Differences Between Money Market Accounts and High-Yield Savings Accounts
How these two types of accounts differ is mostly about the access you have to your money. The primary difference between an MMA and high-yield savings account is:
- Money market accounts allow you to write checks and make withdrawals and transfers. With a money market account, you can write checks on the account, just like with a standard checking account. However, the number of transactions—withdrawals and transfers (not deposits)—is limited to six (6) per month per the Federal Reserve Board’s Regulation D. Money market accounts typically come with a checkbook and debit card.
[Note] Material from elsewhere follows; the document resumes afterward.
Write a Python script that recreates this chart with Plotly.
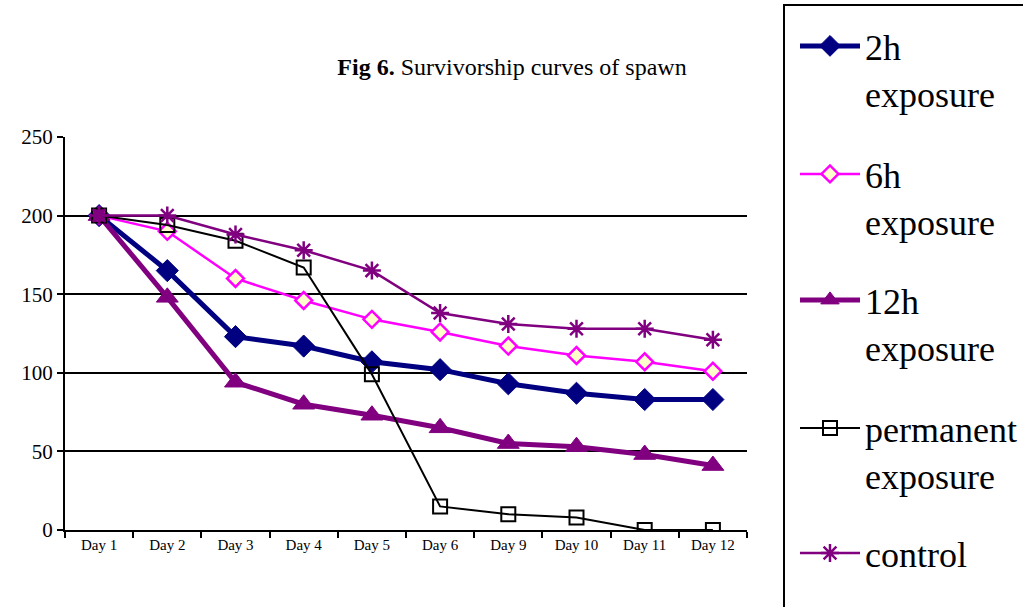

High-yield savings accounts are also subject to Regulation D for withdrawals and transfers. Because these types of accounts are not checking accounts and are not designed to be everyday transactional accounts, they don’t allow you to write checks and typically do not come with a debit card.
As mentioned, even though you’re allowed to make withdrawals and conduct certain transactions with both types of accounts, there may be associated fees for doing so.
So, is a Money Market Account or a High-Yield Savings Account Right for You?
Deciding which, if any, of these higher-interest-bearing accounts is right for you depends on a number of factors, including but not limited to:
1. Which pays the highest interest rate?
If your primary objective is to earn as much interest as possible on your cash while keeping it safe, then your choice may come down to which type of account pays the higher interest rate.
2. Can you meet the minimum deposit and maintain it?
Let’s say a high-yield savings account pays a higher interest rate than a money market account but requires a $100,000 minimum deposit versus a $25,000 minimum deposit required for the money market. Well, if you don’t have $100,000 to invest, but do have $25,000, then the high-yield savings account isn’t really an option. Or perhaps you do have the money but don’t want to tie it all up in one account. If either of these is the case, then the money market account would make more sense for your needs. Just remember, even if you can meet the minimum initial deposit, you may need to maintain that minimum balance to keep the account open.
3. Do you want more access to your money, including the ability to write checks?
If you want the account to be more transactional, then a money market account may be a better choice for you. If you plan on leaving your money alone for the most part and letting it earn interest, then a high-yield savings account may make more sense. If you’re willing to leave it untouched for a designated time period, then a certificate of deposit may be an even better option.